L’EXTRAORDINAIRE VOYAGE DE MARONA
Victime d’un accident, une chienne se remémore ses différents maîtres qu’elle a aimés tout au long de sa vie. Par son empathie sans faille, sa vie devient une leçon d’amour.
Critique du film
L’extraordinaire Voyage de Marona débute par un accident. Le long d’une poursuite infernale qui ouvre et clôt ce voyage, Marona gît et se remémore les mille et une couleurs qui ont traversé son existence. Du haut de ses trois vies de chien, de ses trois maîtres qui ont su lui apporter ce qu’elle nomme elle-même « le bonheur », elle nous emmène avec elle à la découverte de ses souvenirs empreints d’odeurs, de perceptions, de joies, de tristesse aussi, et d’abandon. En somme, si l’humanisme avait un nom, il s’appellerait Marona.
Posons les mots qui fâchent et affolent les marketeux du monde entier en quête d’une bonne tagline : L’extraodinaire Voyage de Marona est un film précieux. Evidemment, pour son traitement d’une générosité flamboyante qui tutoie souvent une forme de perfection baroque. Porté par l’incroyable inventivité de sa réalisatrice Anca Damian – déjà détentrice du Cristal du long métrage 2012 – et accompagné du talent de l’illustrateur Brecht Evens, Marona est un écrin sublime. Les influences fusent au rythme d’une danse qui n’en finit pas de porter notre imaginaire. On plonge dans un cubisme virevoltant qui ne s’arrête que pour mieux laisser émerger nos sentiments les plus profonds. Accepter de prendre la main d’Anca Dimian, c’est un peu comme rentrer dans un des fameux tableaux de Klimt. Les contours des formes se définissent au fur et à mesure que nos sens se perdent et que notre perception se fait multiple. Les techniques d’animation (2D, 3D, papiers découpés) s’agencent et s’entremêlent dans ce spectacle de tous les instants, pour petits et grands.
Un feu d’artifice
Pourtant jamais l’overdose ne se dresse en rempart. Au contraire, on se plait, on se surprend de jouir de chaque petite scénette, de chaque détail dans cette poésie permanente. Les idées visuelles explosent dans ce feu d’artifice d’une heure trente et on se demande déjà à peine les lumières rallumées ce que donnera le prochain visionnage, quel secret caché dans un recoin de l’image nous découvrirons. On s’amuse à s’imaginer pirates voguant en quête de ce trésor, on jouit de cette liberté virtuose qu’offre Marona. Encore et encore, on plonge dans ce monde intense où rien n’est acidulé ou mièvre, mais où tout est une explosion de teintes vives et chatoyantes qui réchauffe ce petit enfant qu’on avait parfois oublié dans un recoin de soi.

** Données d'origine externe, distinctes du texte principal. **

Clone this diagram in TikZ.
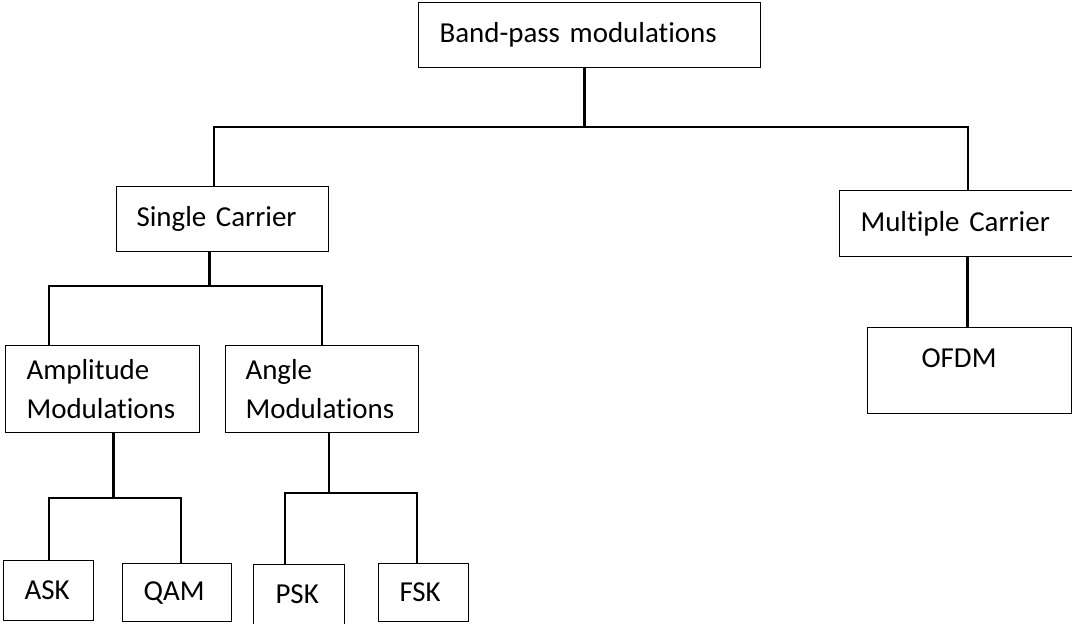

Une illumination qui s’offre toutes les libertés pour nous emporter tour à tour dans un parc luxuriant, au gré d’un chantier de construction ou dans cette maison aux murs roses. Anca Damian prend l’audace d’exister et la transforme en expérimentation continuelle qui manque souvent au format long et propose un concentré de cinéma, aux carcans narratifs et esthétiques démantelés, dont naît une beauté sans nom.